Introduction and summary
This report uses the definition of child care deserts established in CAP’s 2017 report, “Mapping America’s Child Care Deserts,” such that a ratio of more than three young children for every licensed child care slot constitutes a child care desert. This definition is derived from U.S. Census Bureau findings showing that approximately one-third of young children are regularly in the care of someone who is not a relative.When the number of licensed child care slots is insufficient to reach at least one-third of young children under age 5, the likelihood that parents face difficulty finding child care increases. This could affect employment decisions or force families to turn to unlicensed options.
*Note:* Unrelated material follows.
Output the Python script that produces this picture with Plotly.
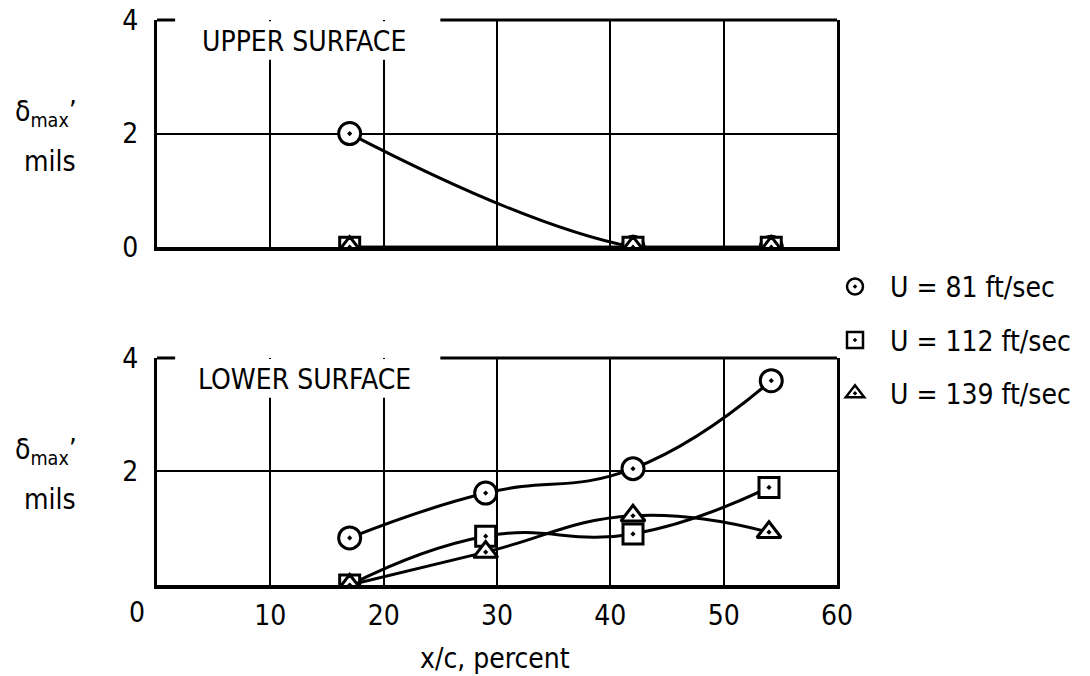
import plotly.graph_objects as go

# ---------------- data ----------------
x_upper = [17, 42, 54.2]
upper_81 = [2.0, 0.0, 0.0]
upper_112 = [0.0, 0.0, 0.0]
upper_139 = [0.0, 0.0, 0.0]

x_lower_81 = [17, 29, 42, 54.2]
lower_81 = [0.83, 1.62, 2.05, 3.6]
x_lower_112 = [17, 29, 42, 54]
lower_112 = [0.0, 0.86, 0.9, 1.72]
x_lower_139 = [17, 29, 42, 54]
lower_139 = [0.0, 0.58, 1.22, 0.93]

series_names = ["U = 81 ft/sec", "U = 112 ft/sec", "U = 139 ft/sec"]
x_ticks = [10, 20, 30, 40, 50, 60]
y_ticks = [2, 4]
panel_titles = ["UPPER SURFACE", "LOWER SURFACE"]

FONT = "Liberation Sans Narrow, Arial Narrow, DejaVu Sans Condensed, Roboto Condensed, Liberation Sans, sans-serif"
FS = 28
symbols = ["circle-dot", "square-dot", "triangle-up-dot"]
sizes = [22, 20, 21]

fig = go.Figure()

def add_series(x, y, i, xa, ya):
    fig.add_trace(go.Scatter(
        x=x, y=y, mode="lines+markers", xaxis=xa, yaxis=ya,
        line=dict(color="black", width=3, shape="spline", smoothing=1.3),
        marker=dict(symbol=symbols[i], size=sizes[i], color="white",
                    line=dict(color="black", width=3)),
        showlegend=False, hoverinfo="skip"))

# upper panel (x, y)
add_series(x_upper, upper_81, 0, "x", "y")
add_series(x_upper, upper_112, 1, "x", "y")
add_series(x_upper, upper_139, 2, "x", "y")
# lower panel (x2, y2)
add_series(x_lower_81, lower_81, 0, "x2", "y2")
add_series(x_lower_112, lower_112, 1, "x2", "y2")
add_series(x_lower_139, lower_139, 2, "x2", "y2")

# legend-only traces
for i, name in enumerate(series_names):
    fig.add_trace(go.Scatter(
        x=[None], y=[None], mode="markers", name=name, legendgroup=str(i),
        marker=dict(symbol=symbols[i], size=sizes[i], color="white",
                    line=dict(color="black", width=2.5))))

grid_common = dict(showgrid=True, gridcolor="black", gridwidth=2, zeroline=False,
                   ticklabeloverflow="allow",
                   tickfont=dict(family=FONT, size=FS, color="black"))
xaxis_common = dict(showline=True, mirror=False, linecolor="black", linewidth=4,
                    range=[0, 60], tickvals=x_ticks, **grid_common)
yaxis_common = dict(showline=True, mirror=True, linecolor="black", linewidth=3,
                    range=[0, 4], ticks="outside", ticklen=10,
                    tickcolor="rgba(0,0,0,0)", **grid_common)

fig.update_layout(
    width=1090, height=676,
    paper_bgcolor="white", plot_bgcolor="white",
    margin=dict(l=149, r=261, t=12, b=99, autoexpand=False),
    font=dict(family=FONT, size=FS, color="black"),
    xaxis=dict(domain=[0, 1], anchor="y", showticklabels=False, ticks="", **xaxis_common),
    yaxis=dict(domain=[0.598, 1], anchor="x", tickvals=[0, 2, 4], **yaxis_common),
    xaxis2=dict(domain=[0, 1], anchor="y2", ticks="outside", ticklen=2,
                tickcolor="rgba(0,0,0,0)", **xaxis_common),
    yaxis2=dict(domain=[0, 0.4018], anchor="x2", tickvals=y_ticks, **yaxis_common),
    showlegend=True,
    legend=dict(x=0.975, y=0.572, xanchor="left", yanchor="top",
                bgcolor="rgba(0,0,0,0)", itemwidth=60, tracegroupgap=14,
                font=dict(family=FONT, size=FS, color="black")),
)

# white box hides grid lines under the panel title; top frame line broken there
title_gap = (1.6 / 60, 25 / 60)
for xr, yr in (("x", "y"), ("x2", "y2")):
    fig.add_shape(type="rect", xref=xr, yref=yr, x0=1.6, x1=25, y0=3.3, y1=3.98,
                  fillcolor="white", line=dict(width=0), layer="above")
    fig.add_shape(type="line", xref=xr + " domain", yref=yr + " domain",
                  x0=0, x1=title_gap[0], y0=1, y1=1,
                  line=dict(color="black", width=3), layer="above")
    fig.add_shape(type="line", xref=xr + " domain", yref=yr + " domain",
                  x0=title_gap[1], x1=1, y0=1, y1=1,
                  line=dict(color="black", width=3), layer="above")

fig.add_annotation(x=13, y=3.62, xref="x", yref="y", text=panel_titles[0],
                   showarrow=False, font=dict(family=FONT, size=FS))
fig.add_annotation(x=13, y=3.62, xref="x2", yref="y2", text=panel_titles[1],
                   showarrow=False, font=dict(family=FONT, size=FS))

# y-axis titles
for yr in ("y", "y2"):
    fig.add_annotation(x=-0.163, y=2.35, xref="paper", yref=yr,
                       text="δ<sub>max</sub>’", showarrow=False,
                       xanchor="center", yanchor="middle", font=dict(family=FONT, size=FS))
    fig.add_annotation(x=-0.157, y=1.5, xref="paper", yref=yr, text="mils",
                       showarrow=False, xanchor="center", yanchor="middle",
                       font=dict(family=FONT, size=FS))

# corner zero label
fig.add_annotation(x=0, y=0, xref="x2", yref="y2", text="0", showarrow=False,
                   xanchor="center", yanchor="middle", xshift=-20, yshift=-27,
                   font=dict(family=FONT, size=FS))

# x-axis title
fig.add_annotation(x=0.497, y=-0.13, xref="paper", yref="paper", text="x/c, percent",
                   showarrow=False, yanchor="middle", font=dict(family=FONT, size=FS))

fig.write_html("out.html")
Many parents face the difficult task of finding child care that is convenient to work or home and does not break the bank. This study builds on researchers’ understanding of why the child care search often involves stress, waiting lists, high costs, and compromises. Understanding the supply of child care is only one piece of solving the U.S. child care crisis: In addition to geographic proximity, families consider cost, availability of child care assistance, operating schedule, facilities, and preferred characteristics of the potential caregiver. Yet, while geographic proximity is not the only factor in the accessibility of licensed child care, the absence of licensed child care in a community often means it is not an accessible option for parents. Shedding light on who lives near licensed child care can serve as a catalyst for a broader conversation about making affordable, quality child care a reality for all families.
After detailing the CAP analysis, this report considers how to address the issue of child care supply without compromising children’s safety, as well as how to address the child care needs of underserved groups such as families with infants and toddlers, families with people with disabilities, immigrant families, and parents that work nontraditional hours. The report also recommends policy solutions to address access to high-quality child care options. Unfortunately, conversations about child care supply sometimes question whether safety regulations should be relaxed to lower costs and encourage more providers to enter the market. This would be a misguided approach to solving the problem; no parent wants their child in a facility that has not undergone proper inspection or in a setting with too many children present for adults to safely provide care. Instead, policymakers and advocates should identify ways to build the supply of high-quality options from which parents can choose by expanding public investment in child care and intentionally building supply across all settings.